CHALLENGE: Omit all images, then repeat exactly the lines below from the one containing "Convert this chart" through the one containing "import * as", both ends included.

:: WORKING DATA ::

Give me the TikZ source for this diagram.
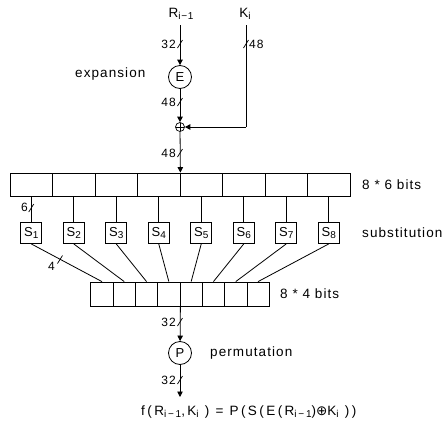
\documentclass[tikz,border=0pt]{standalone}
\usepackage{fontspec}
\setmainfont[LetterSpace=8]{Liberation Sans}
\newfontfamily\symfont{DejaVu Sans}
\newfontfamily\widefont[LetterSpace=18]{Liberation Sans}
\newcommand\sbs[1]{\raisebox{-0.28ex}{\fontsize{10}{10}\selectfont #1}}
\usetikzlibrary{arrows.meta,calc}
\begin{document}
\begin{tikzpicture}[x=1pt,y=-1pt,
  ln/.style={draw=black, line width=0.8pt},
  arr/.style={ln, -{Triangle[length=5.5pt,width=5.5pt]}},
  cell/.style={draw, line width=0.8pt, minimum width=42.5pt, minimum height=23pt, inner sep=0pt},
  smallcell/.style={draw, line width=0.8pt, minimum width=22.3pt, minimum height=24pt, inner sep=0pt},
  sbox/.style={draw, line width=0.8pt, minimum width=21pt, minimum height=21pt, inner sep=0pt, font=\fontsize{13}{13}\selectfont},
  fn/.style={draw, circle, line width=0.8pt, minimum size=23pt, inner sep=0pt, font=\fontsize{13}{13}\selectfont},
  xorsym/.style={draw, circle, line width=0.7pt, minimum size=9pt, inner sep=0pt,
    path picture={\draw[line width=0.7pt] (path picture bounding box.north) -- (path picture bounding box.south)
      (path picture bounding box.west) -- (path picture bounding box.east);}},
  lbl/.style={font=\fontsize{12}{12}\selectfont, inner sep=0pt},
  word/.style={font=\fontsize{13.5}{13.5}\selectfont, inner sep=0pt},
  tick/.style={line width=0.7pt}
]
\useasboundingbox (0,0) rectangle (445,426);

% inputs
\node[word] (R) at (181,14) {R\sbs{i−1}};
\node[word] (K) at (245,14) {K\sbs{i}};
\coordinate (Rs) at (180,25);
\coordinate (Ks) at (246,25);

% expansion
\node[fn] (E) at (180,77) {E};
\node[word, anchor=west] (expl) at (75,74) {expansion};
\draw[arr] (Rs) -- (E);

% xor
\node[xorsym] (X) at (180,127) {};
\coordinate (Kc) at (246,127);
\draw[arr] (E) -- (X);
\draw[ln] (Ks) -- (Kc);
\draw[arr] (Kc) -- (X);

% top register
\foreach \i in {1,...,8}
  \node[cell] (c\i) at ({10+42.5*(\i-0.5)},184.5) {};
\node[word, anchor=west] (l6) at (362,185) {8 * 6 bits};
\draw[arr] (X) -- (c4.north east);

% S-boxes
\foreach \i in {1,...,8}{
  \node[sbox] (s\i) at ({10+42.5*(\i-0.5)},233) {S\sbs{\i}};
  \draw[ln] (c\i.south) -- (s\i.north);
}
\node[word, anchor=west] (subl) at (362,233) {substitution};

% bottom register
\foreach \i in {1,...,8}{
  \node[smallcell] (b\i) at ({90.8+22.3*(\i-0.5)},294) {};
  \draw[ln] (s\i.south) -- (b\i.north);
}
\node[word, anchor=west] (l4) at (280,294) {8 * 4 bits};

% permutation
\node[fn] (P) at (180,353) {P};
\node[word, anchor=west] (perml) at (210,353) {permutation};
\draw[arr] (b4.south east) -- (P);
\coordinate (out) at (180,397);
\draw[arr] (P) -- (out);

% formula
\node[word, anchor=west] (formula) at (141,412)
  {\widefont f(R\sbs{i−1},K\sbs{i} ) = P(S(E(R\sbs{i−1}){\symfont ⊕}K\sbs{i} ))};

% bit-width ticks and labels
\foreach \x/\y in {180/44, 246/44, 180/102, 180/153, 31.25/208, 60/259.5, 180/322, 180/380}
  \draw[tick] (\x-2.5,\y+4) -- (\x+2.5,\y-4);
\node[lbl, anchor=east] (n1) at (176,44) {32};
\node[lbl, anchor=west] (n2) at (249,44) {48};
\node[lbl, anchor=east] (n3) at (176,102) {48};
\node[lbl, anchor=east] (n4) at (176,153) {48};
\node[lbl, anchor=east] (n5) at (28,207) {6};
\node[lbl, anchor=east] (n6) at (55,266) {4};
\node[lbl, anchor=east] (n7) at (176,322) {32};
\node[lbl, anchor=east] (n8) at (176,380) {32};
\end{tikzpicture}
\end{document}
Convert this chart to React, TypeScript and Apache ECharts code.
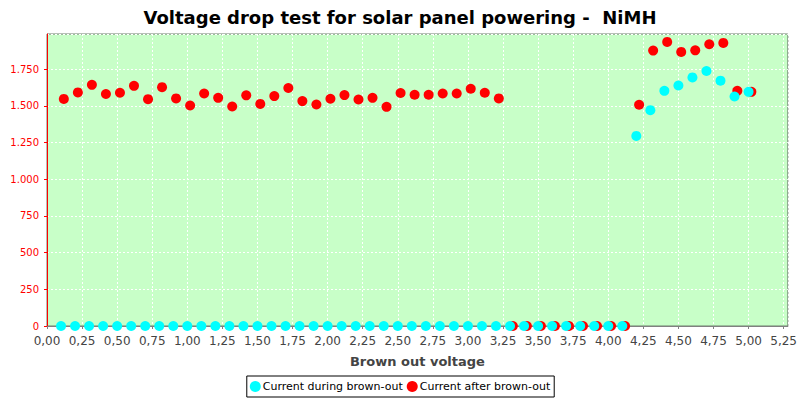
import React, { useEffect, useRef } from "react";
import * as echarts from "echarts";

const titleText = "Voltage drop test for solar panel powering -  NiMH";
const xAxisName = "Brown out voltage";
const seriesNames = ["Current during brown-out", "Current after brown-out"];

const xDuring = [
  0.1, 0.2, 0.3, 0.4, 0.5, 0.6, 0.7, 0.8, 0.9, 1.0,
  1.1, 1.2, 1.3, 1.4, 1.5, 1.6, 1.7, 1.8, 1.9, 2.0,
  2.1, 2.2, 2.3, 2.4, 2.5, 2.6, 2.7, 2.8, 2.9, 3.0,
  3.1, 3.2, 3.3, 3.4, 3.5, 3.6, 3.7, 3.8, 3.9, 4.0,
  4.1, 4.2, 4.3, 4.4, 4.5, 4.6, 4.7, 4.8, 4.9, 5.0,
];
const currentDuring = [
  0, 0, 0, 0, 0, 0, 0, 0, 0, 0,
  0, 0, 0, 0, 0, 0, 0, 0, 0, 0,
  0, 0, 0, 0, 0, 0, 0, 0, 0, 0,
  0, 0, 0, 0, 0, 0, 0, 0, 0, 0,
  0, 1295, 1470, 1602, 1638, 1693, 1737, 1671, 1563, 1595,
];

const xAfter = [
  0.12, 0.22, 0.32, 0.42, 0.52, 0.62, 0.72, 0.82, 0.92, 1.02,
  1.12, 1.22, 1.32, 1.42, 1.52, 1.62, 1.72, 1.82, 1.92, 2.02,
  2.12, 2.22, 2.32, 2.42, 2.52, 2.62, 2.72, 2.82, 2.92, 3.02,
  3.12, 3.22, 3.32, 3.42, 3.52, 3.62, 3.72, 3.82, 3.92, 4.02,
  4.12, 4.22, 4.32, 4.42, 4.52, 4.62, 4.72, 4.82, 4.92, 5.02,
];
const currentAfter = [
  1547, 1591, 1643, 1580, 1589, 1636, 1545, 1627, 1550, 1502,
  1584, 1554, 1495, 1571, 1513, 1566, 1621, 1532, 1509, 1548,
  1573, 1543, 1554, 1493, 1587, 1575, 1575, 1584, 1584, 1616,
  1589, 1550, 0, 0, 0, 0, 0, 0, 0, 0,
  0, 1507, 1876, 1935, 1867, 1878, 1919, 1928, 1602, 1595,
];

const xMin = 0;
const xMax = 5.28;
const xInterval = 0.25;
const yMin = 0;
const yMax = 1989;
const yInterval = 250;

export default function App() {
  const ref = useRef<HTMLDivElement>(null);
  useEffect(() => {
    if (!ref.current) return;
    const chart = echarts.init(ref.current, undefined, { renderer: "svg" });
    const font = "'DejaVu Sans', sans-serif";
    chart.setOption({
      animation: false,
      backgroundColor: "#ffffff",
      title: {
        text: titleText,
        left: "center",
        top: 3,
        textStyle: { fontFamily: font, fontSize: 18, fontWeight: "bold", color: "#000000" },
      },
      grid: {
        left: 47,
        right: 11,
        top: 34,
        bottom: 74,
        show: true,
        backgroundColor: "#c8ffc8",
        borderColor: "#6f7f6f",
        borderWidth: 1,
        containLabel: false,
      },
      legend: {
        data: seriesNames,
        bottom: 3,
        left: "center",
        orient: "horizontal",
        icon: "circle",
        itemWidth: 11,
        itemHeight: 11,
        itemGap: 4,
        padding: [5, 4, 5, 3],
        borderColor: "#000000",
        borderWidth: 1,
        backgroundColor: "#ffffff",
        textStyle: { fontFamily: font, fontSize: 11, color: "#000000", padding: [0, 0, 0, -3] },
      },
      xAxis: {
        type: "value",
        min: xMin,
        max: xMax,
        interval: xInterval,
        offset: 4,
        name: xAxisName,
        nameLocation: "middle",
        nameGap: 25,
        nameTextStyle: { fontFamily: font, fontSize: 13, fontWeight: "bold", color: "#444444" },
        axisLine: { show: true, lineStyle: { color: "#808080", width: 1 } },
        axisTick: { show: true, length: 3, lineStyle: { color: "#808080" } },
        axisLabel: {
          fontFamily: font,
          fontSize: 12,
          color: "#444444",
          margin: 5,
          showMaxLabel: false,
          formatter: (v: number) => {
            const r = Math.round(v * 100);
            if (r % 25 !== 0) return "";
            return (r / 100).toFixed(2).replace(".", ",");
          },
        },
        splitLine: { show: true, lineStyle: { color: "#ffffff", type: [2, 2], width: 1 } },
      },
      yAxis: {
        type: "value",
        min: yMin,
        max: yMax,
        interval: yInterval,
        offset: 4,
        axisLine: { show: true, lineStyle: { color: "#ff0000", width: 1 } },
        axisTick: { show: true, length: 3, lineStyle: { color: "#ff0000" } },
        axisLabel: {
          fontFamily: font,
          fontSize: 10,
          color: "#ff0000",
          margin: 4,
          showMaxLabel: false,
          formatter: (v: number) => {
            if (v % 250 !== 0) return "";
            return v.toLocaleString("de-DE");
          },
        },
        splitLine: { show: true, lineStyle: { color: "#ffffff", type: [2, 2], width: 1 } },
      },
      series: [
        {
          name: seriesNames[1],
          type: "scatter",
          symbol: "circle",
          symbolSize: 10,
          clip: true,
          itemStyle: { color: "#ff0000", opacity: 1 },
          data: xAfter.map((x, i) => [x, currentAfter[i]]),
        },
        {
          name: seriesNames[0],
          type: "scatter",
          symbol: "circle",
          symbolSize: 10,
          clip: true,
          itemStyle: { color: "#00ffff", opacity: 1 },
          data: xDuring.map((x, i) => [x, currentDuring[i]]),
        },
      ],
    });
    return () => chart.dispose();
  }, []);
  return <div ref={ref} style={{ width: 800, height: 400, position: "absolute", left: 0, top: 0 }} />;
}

:::

RESULT FOR THIS EXERCISE:
Convert this chart to React, TypeScript and Apache ECharts code.
import React, { useEffect, useRef } from "react";
import * as echarts from "echarts";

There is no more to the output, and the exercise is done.